En la serpiente de asfalto que recorre Gran Canaria, hay un punto donde la vida se mide en décimas de segundo y la impaciencia se encuentra con la justicia más fría. Es el kilómetro 42,2 de la GC-1, donde un ojo mecánico vigila con la constancia de un reloj suizo y la dureza de un juez sin rostro. Ese ojo es el radar, un centinela que no falla, que atrapa la velocidad como quien atrapa un sueño huidizo.
El asfalto aquí no solo une el norte y el sur de la isla; marca el límite entre la prisa y la prudencia. Un límite que muchos desafían, y a muchos les cuesta caro. Porque este radar no es solo un guardián de la seguridad vial, es una fábrica constante de sanciones. En un solo año, superó las 38.000 multas, una cifra que representa casi el 26% de todas las sanciones por exceso de velocidad en Canarias. Treinta y ocho mil veces un hombre o una mujer pisaron demasiado fuerte el acelerador y sintieron la ley caer sobre ellos como una tormenta de multas.

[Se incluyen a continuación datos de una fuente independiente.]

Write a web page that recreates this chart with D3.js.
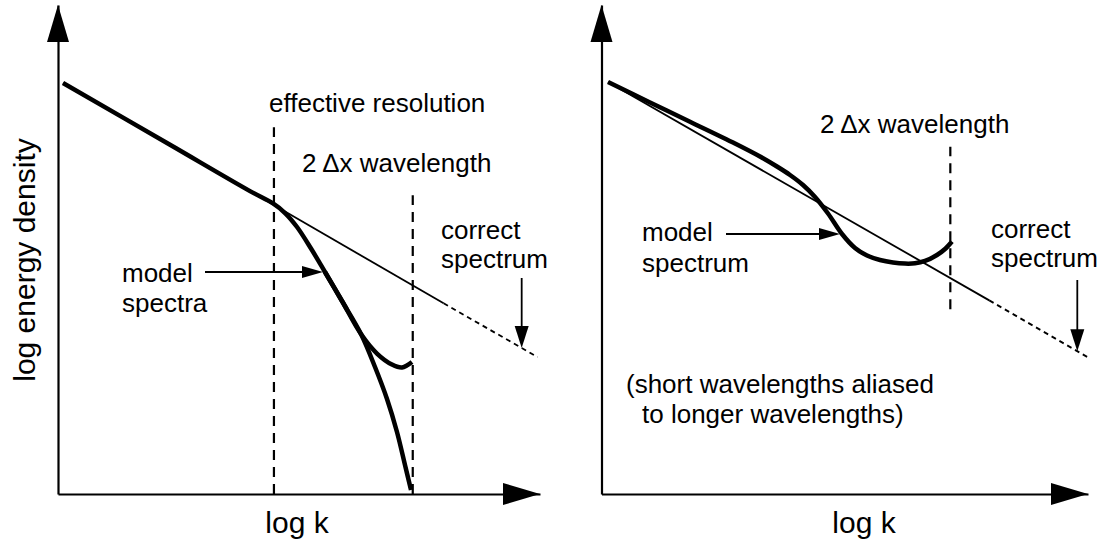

Para ponerlo en perspectiva, de los más de 1.000 radares distribuidos en toda España, apenas 50 son responsables del 38% del total de multas. Y en ese selecto grupo, el radar del kilómetro 42,2 en la GC-1 ocupa un lugar destacado, siendo uno de los diez más activos del país.
El radar se alimenta del exceso, del despiste, de la urgencia de llegar antes. El límite de velocidad se desploma abruptamente en este tramo, como una pared inesperada en el camino. Muchos conductores, ya sea por descuido o por la prisa de la vida misma, no logran frenar a tiempo. Así, este lugar se ha convertido en la máquina de hacer dinero más prolífica de Gran Canaria.
Pero detrás de cada multa hay una historia: un viaje apresurado, una llamada urgente, la ansiedad de un tiempo que se escapa. La velocidad en la carretera es la metáfora perfecta de la vida moderna: vivimos acelerados, buscando llegar siempre antes, olvidando que la prisa puede ser el principio del fin.
El radar del kilómetro 42,2 no perdona porque sabe que la vida también tiene límites. Que la velocidad sin control no solo es peligrosa en la carretera, sino en cada instante que vivimos. Y en ese choque entre el deseo de avanzar y la necesidad de frenar, el radar es la voz que nos llama a la conciencia.
Mientras tanto, las multas se amontonan, y las arcas públicas ven crecer una fuente inagotable de ingresos. Pero no todo es recaudación. Detrás de esta cifra implacable hay un debate latente: ¿es este radar un instrumento justo de seguridad vial o una trampa para el bolsillo del conductor?
Para quienes recorren la GC-1 diariamente, este tramo es una lección constante. Una llamada a domar el impulso, a entender que en la vida, como en la carretera, hay que saber cuándo pisar el freno para no perderlo todo.
Y así, entre coches que aceleran y radares que juzgan, se escribe una historia cotidiana de velocidad, control y consecuencias. La historia de un radar que no solo mide kilómetros por hora, sino el pulso acelerado de una sociedad que vive siempre al límite.